Fine Tune LLM on a Custom Dataset with QLoRA
End-to-end tutorial for fine-tuning a large language model (Phi-2) on a domain-specific dataset using QLoRA (Quantized LoRA). Relevant for search practitioners who need to adapt LLMs for query understanding, document generation, or RAG pipelines.
Key Concepts
LoRA (Low-Rank Adaptation): instead of fine-tuning all model weights, train two small matrices that approximate the weight update. Produces a small adapter (~MBs) that can be applied on top of the frozen base model.
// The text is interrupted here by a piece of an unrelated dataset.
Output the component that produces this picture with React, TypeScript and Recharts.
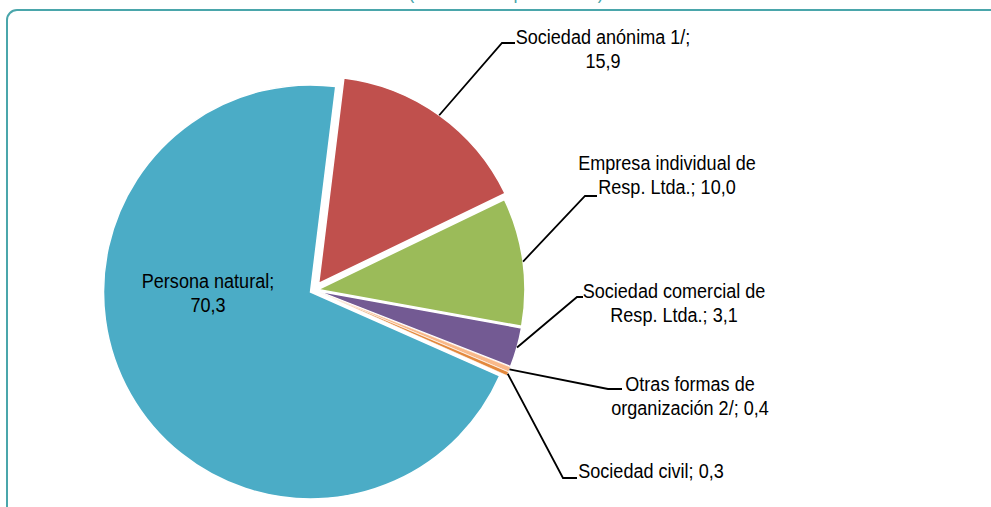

QLoRA: LoRA + 4-bit quantization of the base model weights. Reduces GPU memory significantly (fits a 2.7B model on a single consumer GPU) with minimal accuracy loss.
PEFT (Parameter-Efficient Fine-Tuning): umbrella term for techniques like LoRA/QLoRA that update only a subset of parameters.
Process
- Load base model (Phi-2) in 4-bit via
BitsAndBytesConfig - Apply LoRA adapter config (
r=32, target Q/K/V projection layers) - Format dataset as instruction-response pairs
- Train with
SFTTrainer(supervised fine-tuning) - Evaluate with ROUGE metric against human baseline summaries
When to Use Fine-tuning vs RAG
- Fine-tune for: strict output formatting (JSON), domain-specific terminology, cost reduction (small specialized model instead of GPT-4)
- RAG for: frequently changing knowledge, grounded citations, factual retrieval
Search Relevance
Fine-tuning is directly relevant for: LLM-based query rewriting, intent classification, judgement label generation, and RAG synthesis layers.